A facebook friend had posted a tutorial on on Thefrugalcrafter Community, she said she saw it and thought of me and I thought it was a really neat idea. DIY enamel dots made by melting perler beads. Hey, it was on Pinterest so it has to be easy…right? Now the above photo are the few that turned out well, here are the rest:

“Let’s make enamel dots by melting Perler beads” they said, “It will be fun” they said…

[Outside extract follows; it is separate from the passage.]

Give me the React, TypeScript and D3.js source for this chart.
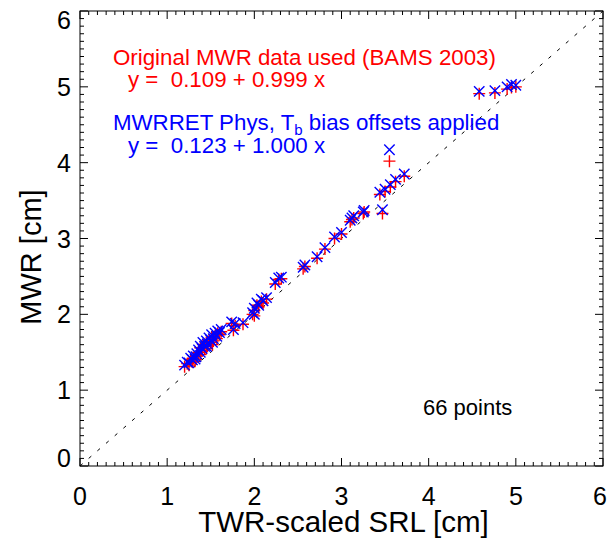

When you stop laughing I will continue. Are you quite done yet? OK. So apparently there has been a huge amount of people melting Perler beads and pony beads in their oven and making fake enamel dots that look just like the ones they charge big bucks for at the craft store. Personally I don’t even like enamel dots so that makes this whole project even more ridiculous. I guess I thought I’d like them better if they were free (I already had more Perler beads in my home than I care to mention) so I grabbed a tub of beads, parchment paper and my craft toaster oven and I was off to the races. I followed the recipe to the letter: Place the beads hole side up on the parchment paper and bake at 275 for 30 minutes, what could possibly go wrong? Let me tell you. The parchment paper burnt, the fumes were horrible and the beads turned into mangled doughnuts and not the lovely dots I was seeing from all of these other crafters. OK, new plan! I remembered that I had a heavy duty silicone mold that I used for clay and the back side was flat so I placed the beads on that and tried again figuring that the parchment paper was my trouble. The beads were not melting so I decided to leave them in there until they melted. 35 minutes later, nothing, 60 minutes later some had melted but still a lot of doughnuts, 75 minutes later the dots had discolored and were dull, not shiny, and some still had not melted. huh.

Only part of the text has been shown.